Here are some other CAD preservation resources, many of which refer to STEP:
• The United States National CAD Standard encompasses The American Institute of Architect’s CAD Layer Guidelines, the Construction Specification Institute’s Uniform Drawing System and the National Institute of Building Sciences Plotting Guidelines.
• MIT conducted a two-year project (which included digital preservation pioneer Stephen Abrams on their advisory board) called “Future-proofing Architectural Computer-Aided DEsign,” where they analyzed CAD data from three renown architects and their projects. The FACADE project’s final report (pdf) details recommendations and best practices.
• The National Archives’ “Revised Format Guidance for the Transfer of Permanent Electronic Records” lists “Preferred” and “Acceptable” formats for CAD.
• The Art Institute of Chicago Department of Architecture published “Collecting, Archiving and Exhibiting Digital Design Data” (pdf).
• In July, 2013, the Digital Preservation Coalition held a conference titled “Preserving Computer Aided Design.” In 2013, the DPC also released their Technology Watch report, authored by Alex Ball, “Preserving Computer-Aided Design.”
• ISO 13567 is a CAD layer standard.
• CAD standards on Wikipedia.
• ISO 16739 for BIM data.
• The “CAD: A Guide to Good Practice” is a collaborative effort from the UK’s Archaeology Data Service and the US’s Digital Antiquity.
• The Archaeology Data Service’s 3D Viewer project is an interactive 3D web-based working environment for the management and analysis of archaeological data
• Durable Architectural Knowledge: the DURAARK Project, funded by the EU
• The list of CAD file formats is stunning.

Some simple preservation advice that comes up repeatedly is to save the original CAD file in its original format. Save the hardware, software and system that runs it too, if you can. Save any metadata or documentation and document a one-to-one relationship with each CAD file’s plotted sheet. This will all be helpful down the road when someone tackles the file display.

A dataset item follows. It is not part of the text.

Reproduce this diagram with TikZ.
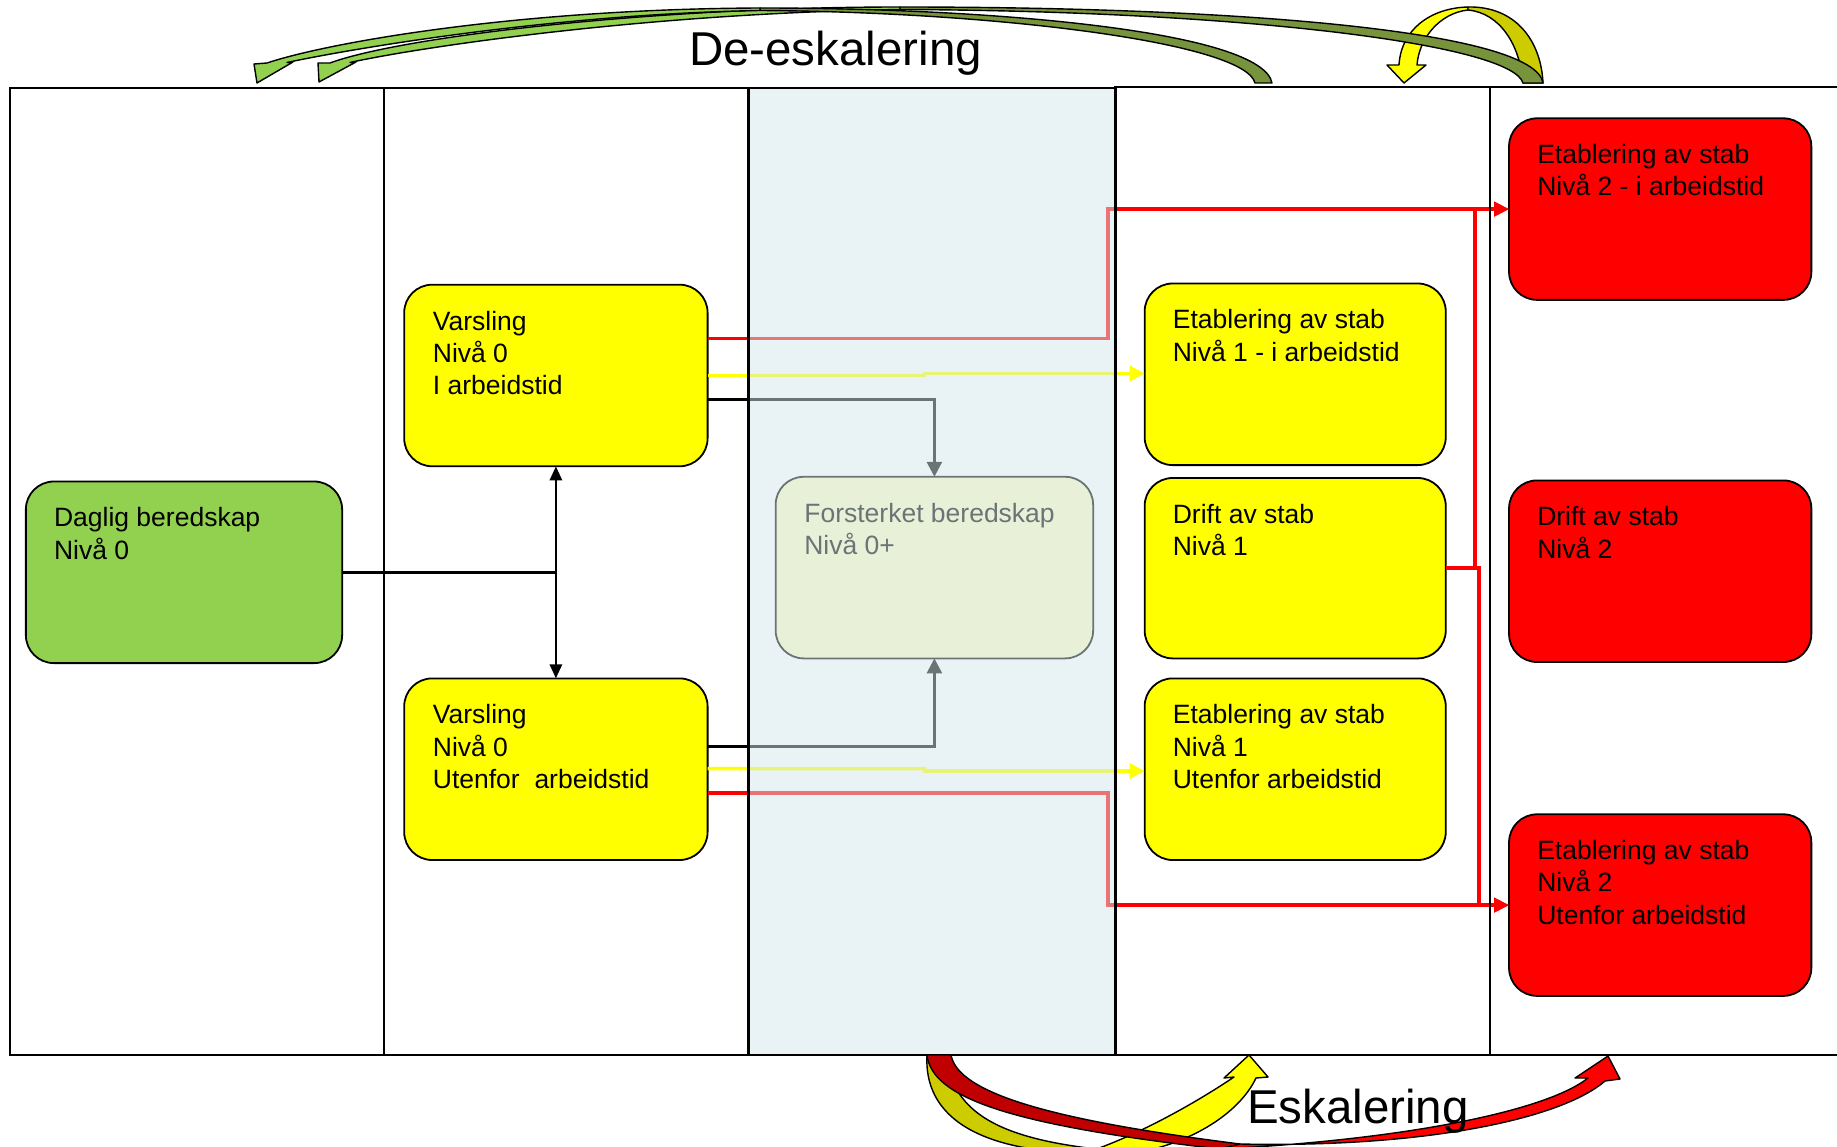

The usual digital-preservation practice applies, which is to organize the files, backup the files to a few different storage devices and put one in a geographically remote location in case of disaster, and every seven years or so migrate to a current storage medium to keep the files accessible.

But what should you preserve? And why? Given the complexity of these files, and recognizing that, at its heart, digital preservation is an attempt to hedge our bets about mitigating a range of potential risks, it is advisable to try to generate a range of derivative files which are likely to be more viable in the future. That is, keep the originals, and try to also export or save the originals to other formats that might be opened in the future.

The final report from the FACADE project makes this recommendation: “For 3-D CAD models we identified the need for four versions with distinct formats to insure long-term preservation. These are:

1. Original (the originally submitted version of the CAD model)
2. Display (an easily viewable format to present to users, normally 3D PDF)
3. Standard (full representation in preservable standard format, normally IFC or STEP)
4. Dessicated (simple geometry in a preservable standard format, normally IGES)”

CAD files now join paper files — such as drawings, plans, elevations, blueprints, images, correspondence and project records — in institutional archives and firms’ libraries. In addition to the ongoing international work on standards and preservation, there must be a dialog with the design-software industry to work toward creating archival CAD files in an open-preservation format.

Finally, trained professionals need to make sense of the CAD files to better archive them and possibly get them up and running again for production, academic, legal or other professional purposes. That requires knowledge of CAD software, file construction and digital preservation methods.

Either CAD users need better digital curatorial skills to manage their CAD archives or digital archivists need better CAD skills to curate the archives of CAD users. Or both.